Nondeductible IRAs are still an option, and perhaps later could be converted to Roths.
 
brewer12345 said:
I'd be very, very slective on more RE deals.

xman,

I would just underline brewer's point. I've been investing in RE for the last 10+ yrs and the vast majority of the deals have worked out well. It's a little trickier now. I don't invest in single-family residences. I think now is likely a particularly poor time to invest in SFRs unless you're able to buy at a substantial discount. I've even had a little difficulty finding satisfactory multi-family deals during the last couple of years.

Make sure you do serious homework before you make your next RE investment. My personal view is it's not a bad thing to go in with partners on multi-family properties rather than investing in SFRs. Study the market you're going to invest in and keep an especially keen eye out for new construction that will be your competition. I don't know what the condo mkt is like in Atlanta (IIRC that's where you are) now. I know in many markets it's really tough.... too much new construction and too many conversion units.

For the shrewd investor I think there are still profitable RE deals to be found.
 
I agree that RE is an important part of your long-term asset allocation, but you should immediately focus on increasing your allocation to equities.

By my calculations, you have $71K in RE, $62K in Equities (assuming 100% equity allocation in 401k and Roth, which may not be correct) and $24K in fixed income/short term. For a total RE/Equity/Fixed asset allocation of 45%/39%/15%. This is sub-optimal for a 34 year old.

I would immediately reduce your reliance on "Emergency Funds" and shift some (perhaps $10-15K) of that to long-term investments in equity index funds.

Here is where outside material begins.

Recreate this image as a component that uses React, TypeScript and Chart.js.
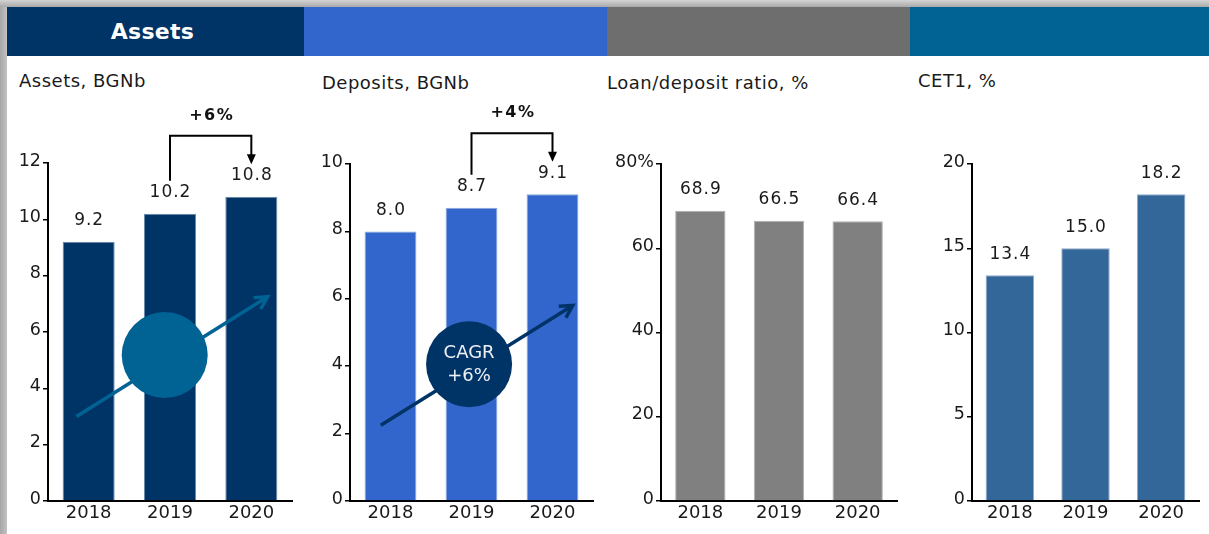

Aim to get your asset allocation closer to 40%/55%/5% over the next two years.

I also live in Atlanta and I see very few SFRs selling for greater than a 6% cap rate (rents are also difficult to increase due to oversupply, especially in Midtown). Remember that historically, 88% of the return from RE investments has come from income and only 12% from appreciation. By locking in a 6% cap at today's prices, I think you are locking in a relatively low unlevered return. High leverage can magnify return, but also magnifies risk whereas adding some small-cap value or Interenational Value equities to your allocation might reduce your total portfolio risk and also add return.

Also consider a small allocation to an Absolute Return or Managed COmmodity Futures fund in the future. 5-10% of assets. Personal favorites are SWHEX and PCRIX.

- M
 
Linney said:
Looks like you'll be reaching the Roth IRA phaseout soon if your income is increasing that rapidly. You might want to think about where you are going to save your money when you hit that limit. For me, it meant opening an account at Vanguard. A favorite source for information on the phaseout range and other Roth IRA questions is www.fairmark.com/rothira

If you reach the phaseout you may want to consider a non deductible IRA for the next couple of years. The way the law is written currently anyone regardless of income level will be able to convert a traditional IRA to a Roth in or around 2009 or 2010 (I forget which or both). With a nondeductible IRA contibution you would only be taxed on the growth when converting (assuming you have no other traditional/rollover IRAs.
 
That would definitely be an option once we reached the cap.